After four years of negotiation the text of the new EU data laws have been approved. The draft still has to be voted on by EU member states, likely to happen early in 2016, after which it will take around two years for it to be fully implemented across Europe. The two year respite has been given so that member states have enough time to adapt their own laws to this new legislation; for some countries this might involve passing entirely new regulations.
These new laws, known as General Data Protection Regulation, will replace the 1995 EU Data Protection Directive. The laws will have significant consequences for internet users across Europe and for the companies that store their data.
The laws have been devised to incentivise businesses to tread more carefully when processing data. Those who do not follow the new laws could be faced with fines of up to 4% of their global turnover. For leading tech companies this could equate to fines in the tens of billions. This figure was decided upon after lengthy negotiations between the European Parliament and Council. The Parliament initially stated it wanted fines of 5% of global turnover whilst the Council argued for fines of just 2%.
A number of measures will be introduced that will give users more scope for monitoring how their data is being used. The “Right to be Forgotten” has been incorporated into the new laws giving users the right to demand that their information be removed by providers. This primarily concerns data that is considered out of date and no longer of any use. A new body, named the Data Protection Authorities (DPA), will be established to help EU users who are affected by data breaches. It will record complaints, whilst a European Data Protection Board will be created to negotiate the claims of different parties.
Businesses also now need to have their own data protection officer; small and medium sized businesses are exempt from this rule, unless they specialise in data processing.
Laws surrounding the digital age of consent have also been tightened. Guardians of children under the age of 16 must give permission before their child hands over any of their information to certain sites. This age limit can be lowered by governments to 13, which is the age of consent most commonly used for social media sites in the U.S.
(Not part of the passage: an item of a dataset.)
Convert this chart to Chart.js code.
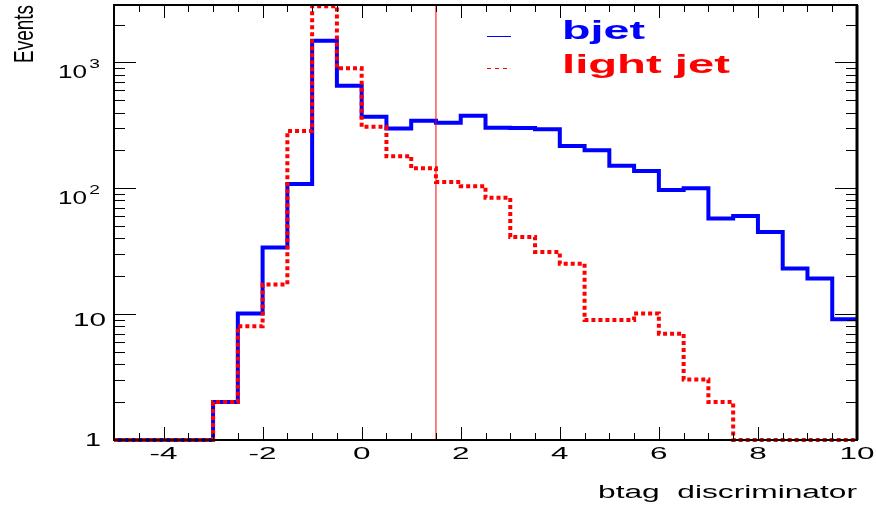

The overriding aim of the new laws is to create uniform compliance across Europe in order to make the transfer of data around the Continent more seamless and efficient. It is also hoped that the laws will mean businesses take more responsibility when it comes to the protection of their customers’ data. High profile data breaches, mostly in the U.S, have demonstrated that businesses are still ill-equipped when it comes to the handling of mass data breaches; breaches which tend to have lasting repercussions not the only the company involved, but also their customers.
The new EU laws include a transparency clause demanding that companies inform regulators of a data breach within 72 hours of discovery. This will speed up recovery time and will enable customers to take the necessary precautions to protect themselves more quickly. When corporate data breaches occur consumers are often more frustrated by the actions of the company involved during the aftermath of the attack than the attack itself.
The new laws have received their fair share of criticism. Some business leaders believe that not enough time has been allowed for organisations and governments to comply with the incoming regulations, whilst others complain that the new measures do not go far enough in protecting consumers online.
When it comes to data privacy it is unlikely that any set of proposals will be able to satisfy everyone given the diverse use of data and the sheer number of those involved in the processing of information across the continent.